SET @TimeIn  = '2006/01/12 08:00 AM'
SET @TimeOut = '2006/01/12 05:00 PM'

SELECT DATEDIFF(HOUR, @TimeIn, @TimeOut) AS [ShiftHours]

The output of this script is 9 hours.

ShiftHours
----------------
9

It is worth to note that when getting the difference in hours using the DATEDIFF with the HOUR specified as the datepart in the parameter, it does not consider the minutes in computing for the hours, as can be seen from this example:

DECLARE @TimeIn    DATETIME
DECLARE @TimeOut   DATETIME

SET @TimeIn  = '2006/01/12 08:45 AM'
SET @TimeOut = '2006/01/12 05:00 PM'

SELECT DATEDIFF(HOUR, @TimeIn, @TimeOut) AS [ShiftHours]

The output of this is also 9 hours even if the @TimeIn is 8:45 AM.  Only the hour of both datetime variables is considered when computing for the difference.

To further illustrate, the following will return a value of 0 hours because the hours part of both datetime values are the same.

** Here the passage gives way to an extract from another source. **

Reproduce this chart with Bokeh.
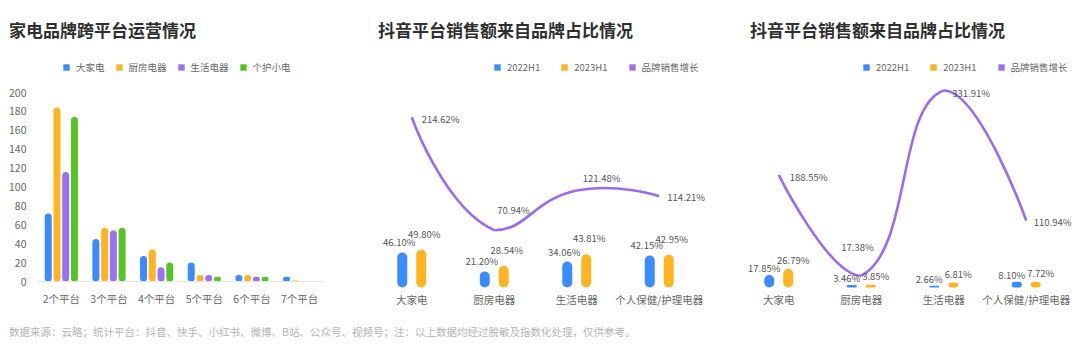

DECLARE @TimeIn    DATETIME
DECLARE @TimeOut   DATETIME

SET @TimeIn  = '2006/01/12 08:00 AM'
SET @TimeOut = '2006/01/12 08:45 AM'

SELECT DATEDIFF(HOUR, @TimeIn, @TimeOut) AS [ShiftHours]
GO

On the other hand, the following will return a value of 1 hour even if the actual difference between the 2 datetime values is just 1 minute.

DECLARE @TimeIn    DATETIME
DECLARE @TimeOut   DATETIME

SET @TimeIn  = '2006/01/12 08:59 AM'
SET @TimeOut = '2006/01/12 09:00 AM'

SELECT DATEDIFF(HOUR, @TimeIn, @TimeOut) AS [ShiftHours]
GO

To get the difference in hours between two dates, you will be using the DATEDIFF date function.  The DATEDIFF date function returns the number of date and time boundaries crossed between two specified dates and its syntax is as follows:

DATEDIFF ( datepart , startdate , enddate )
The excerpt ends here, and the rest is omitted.